Doug McIlroy: McCarthy Presents Lisp

September 2009

Doug McIlroy recently sent me an email saying "It occurred to me recently that 1959 is the 50th anniversary of the most significant computer science talk I ever attended." He went on to describe it:

Just fifty years ago, John McCarthy circulated a notice that he would be giving an informal talk that he thought would be of interest. I drove up to MIT from New Jersey to attend this seminar of typical length in a typical classroom. But the seminar was anything but typical. It was a revelation. In one session at the blackboard, John introduced Lisp—all you could do with car, cdr, cons, cond, lambda, and recursion.

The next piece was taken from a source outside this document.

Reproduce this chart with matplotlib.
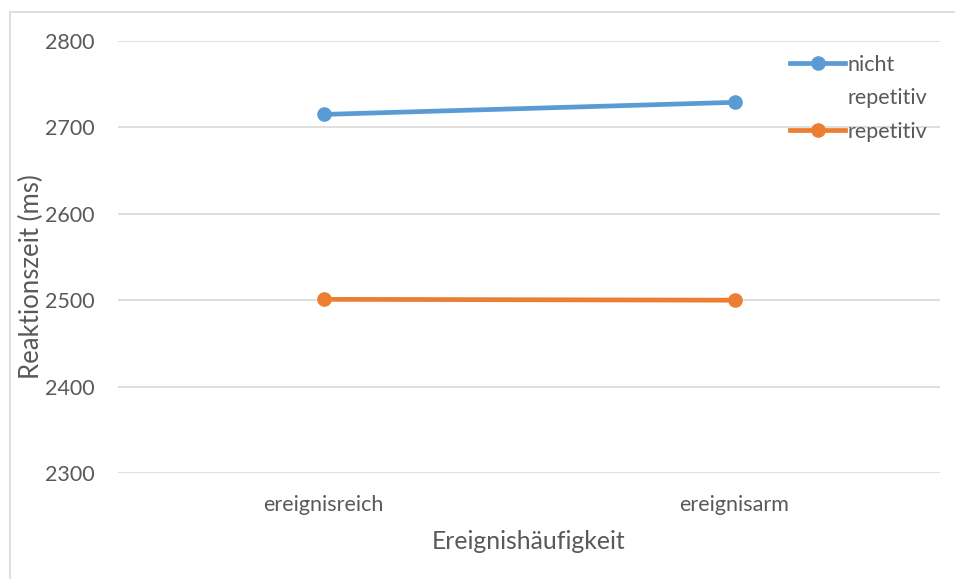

Recursion had no place in mainstream programming at the time, nor did lambda calculus. Only two years before, I had sat in a coffee-room discussion of what it would mean for a subroutine to call itself. Questions raised but unanswered were whether recursive instances deserved to be deemed the "same" subroutine, and, if you could do it, what good would it be? It turned out you could do it: I programmed it for the IBM 704. Given the challenge, the now standard stack solution arose inexorably. But the question of what it was good for remained.

In the course of the lecture John introduced the usual basic list functions like copy, append and reverse (quadratic and linear), as well as tree manipulation. He went on to higher-level functions, demonstrating maplis and lambda. By the end of the hour he had put together a powerful little toolkit of functions which he used in his finale: symbolic differentiation of univariate expressions.

There it was—functional programming ex nihilo. McCarthy acknowledged IPL V and recursive function theory, but the elegant and practical face he put upon these antecedents was a work of genius. Nobody would ever again wonder what good it was to allow functions to call themselves. And it was all so clear one could go home and build it oneself without any instruction book.